What is data modelling, and do we need it if we are not a research institution?

Data modelling is the process of structuring your data so it accurately represents the real-world relationships in your work, which programmes relate to which beneficiaries, which activities drive which outcomes, which costs attach to which grants. You do not need to be a research institution to benefit from it. Any organisation that reports to donors, makes resource allocation decisions, or tracks programme performance across multiple sites is already doing informal data modelling, usually badly, in spreadsheets, by individuals who each have their own logic. We formalise that into a consistent structure that makes your reporting faster, your analysis more reliable, and your data credible enough to share with external partners and funders.

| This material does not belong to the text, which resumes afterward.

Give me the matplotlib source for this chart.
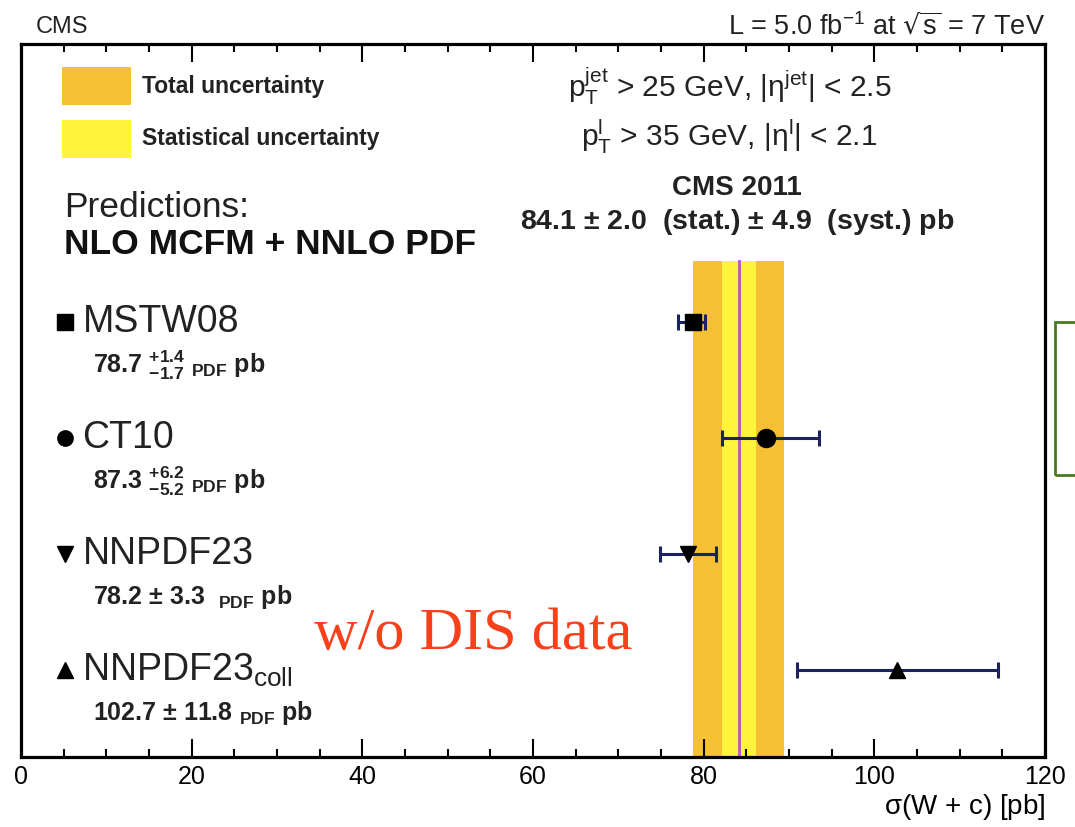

Can you work with the data systems and tools we already have, or will we need to replace everything?

We start from where you are. Replacing core systems is expensive, disruptive, and usually unnecessary. In most cases we build interoperability layers and cleaning pipelines on top of your existing tools, whether that is KoBoToolbox, CommCare, DHIS2, Excel, Google Sheets, Salesforce, or a custom database. We only recommend replacing a system when it is genuinely the constraint, and when we can show clearly that the cost of replacement is lower than the cost of working around it. You will not leave a scoping conversation with us carrying a list of expensive software to buy.

How do you handle sensitive or confidential data, particularly in health and development contexts?

With explicit protocols agreed before we touch anything. We document data handling procedures in writing at the start of every engagement, covering what we access, how it is stored during the project, who on our team sees it, and how it is disposed of or returned at close. For health data and personally identifiable information, we apply sector-appropriate standards including pseudonymisation, access controls, and audit trails. We are experienced working within the data governance requirements of major institutional donors and health agencies, and we can work within your organisation's existing data protection policies rather than asking you to adapt to ours.